## What the task asks
Write out all the lines again, precisely as they stand, but without the images.

## Supplied data
###

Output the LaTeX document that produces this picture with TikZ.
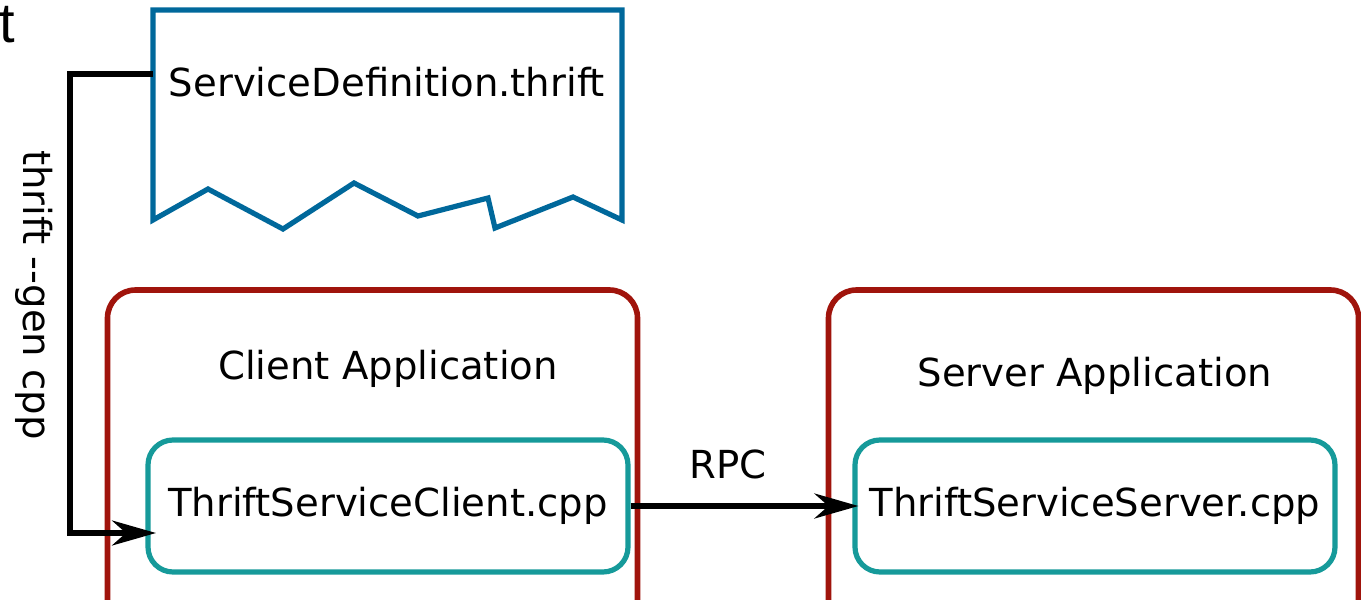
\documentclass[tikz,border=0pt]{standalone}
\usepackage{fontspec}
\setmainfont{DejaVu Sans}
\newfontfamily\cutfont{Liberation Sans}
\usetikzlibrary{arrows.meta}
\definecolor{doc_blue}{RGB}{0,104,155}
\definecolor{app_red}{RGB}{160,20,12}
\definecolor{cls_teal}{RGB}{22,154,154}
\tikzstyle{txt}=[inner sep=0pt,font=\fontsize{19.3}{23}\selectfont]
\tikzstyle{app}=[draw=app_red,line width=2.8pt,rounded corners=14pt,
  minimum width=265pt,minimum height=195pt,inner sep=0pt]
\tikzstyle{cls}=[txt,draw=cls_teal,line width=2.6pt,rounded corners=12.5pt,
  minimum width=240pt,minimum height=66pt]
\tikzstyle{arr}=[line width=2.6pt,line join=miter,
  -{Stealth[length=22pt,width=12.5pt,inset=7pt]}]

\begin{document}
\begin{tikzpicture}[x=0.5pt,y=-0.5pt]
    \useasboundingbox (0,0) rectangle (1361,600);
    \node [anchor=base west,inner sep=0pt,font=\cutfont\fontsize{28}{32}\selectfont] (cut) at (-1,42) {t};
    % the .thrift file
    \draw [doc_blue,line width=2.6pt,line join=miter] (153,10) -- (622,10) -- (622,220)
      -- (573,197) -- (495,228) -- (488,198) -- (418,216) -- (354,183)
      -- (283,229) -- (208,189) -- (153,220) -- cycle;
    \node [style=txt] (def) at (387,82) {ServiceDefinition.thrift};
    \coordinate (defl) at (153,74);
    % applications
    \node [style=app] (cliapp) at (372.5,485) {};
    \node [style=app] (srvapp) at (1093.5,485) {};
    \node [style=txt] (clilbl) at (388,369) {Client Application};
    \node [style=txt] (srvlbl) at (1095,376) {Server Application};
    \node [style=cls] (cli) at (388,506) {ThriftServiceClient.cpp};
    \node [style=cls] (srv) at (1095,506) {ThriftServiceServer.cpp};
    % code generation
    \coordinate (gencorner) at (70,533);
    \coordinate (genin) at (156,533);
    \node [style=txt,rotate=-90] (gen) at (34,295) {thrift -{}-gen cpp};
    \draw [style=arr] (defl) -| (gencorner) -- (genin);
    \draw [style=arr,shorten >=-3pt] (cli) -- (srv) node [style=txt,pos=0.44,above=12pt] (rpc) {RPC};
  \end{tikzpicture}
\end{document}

###

## Result for this task
Output the LaTeX document that produces this picture with TikZ.
\documentclass[tikz,border=0pt]{standalone}
\usepackage{fontspec}
\setmainfont{DejaVu Sans}
\newfontfamily\cutfont{Liberation Sans}
\usetikzlibrary{arrows.meta}
\definecolor{doc_blue}{RGB}{0,104,155}
\definecolor{app_red}{RGB}{160,20,12}
\definecolor{cls_teal}{RGB}{22,154,154}
\tikzstyle{txt}=[inner sep=0pt,font=\fontsize{19.3}{23}\selectfont]
\tikzstyle{app}=[draw=app_red,line width=2.8pt,rounded corners=14pt,
  minimum width=265pt,minimum height=195pt,inner sep=0pt]
\tikzstyle{cls}=[txt,draw=cls_teal,line width=2.6pt,rounded corners=12.5pt,
  minimum width=240pt,minimum height=66pt]
\tikzstyle{arr}=[line width=2.6pt,line join=miter,
  -{Stealth[length=22pt,width=12.5pt,inset=7pt]}]

\begin{document}
\begin{tikzpicture}[x=0.5pt,y=-0.5pt]
    \useasboundingbox (0,0) rectangle (1361,600);
    \node [anchor=base west,inner sep=0pt,font=\cutfont\fontsize{28}{32}\selectfont] (cut) at (-1,42) {t};
    % the .thrift file
    \draw [doc_blue,line width=2.6pt,line join=miter] (153,10) -- (622,10) -- (622,220)
      -- (573,197) -- (495,228) -- (488,198) -- (418,216) -- (354,183)
      -- (283,229) -- (208,189) -- (153,220) -- cycle;
    \node [style=txt] (def) at (387,82) {ServiceDefinition.thrift};
    \coordinate (defl) at (153,74);
    % applications
    \node [style=app] (cliapp) at (372.5,485) {};
    \node [style=app] (srvapp) at (1093.5,485) {};
    \node [style=txt] (clilbl) at (388,369) {Client Application};
    \node [style=txt] (srvlbl) at (1095,376) {Server Application};
    \node [style=cls] (cli) at (388,506) {ThriftServiceClient.cpp};
    \node [style=cls] (srv) at (1095,506) {ThriftServiceServer.cpp};
    % code generation
    \coordinate (gencorner) at (70,533);
    \coordinate (genin) at (156,533);
    \node [style=txt,rotate=-90] (gen) at (34,295) {thrift -{}-gen cpp};
    \draw [style=arr] (defl) -| (gencorner) -- (genin);
    \draw [style=arr,shorten >=-3pt] (cli) -- (srv) node [style=txt,pos=0.44,above=12pt] (rpc) {RPC};
  \end{tikzpicture}
\end{document}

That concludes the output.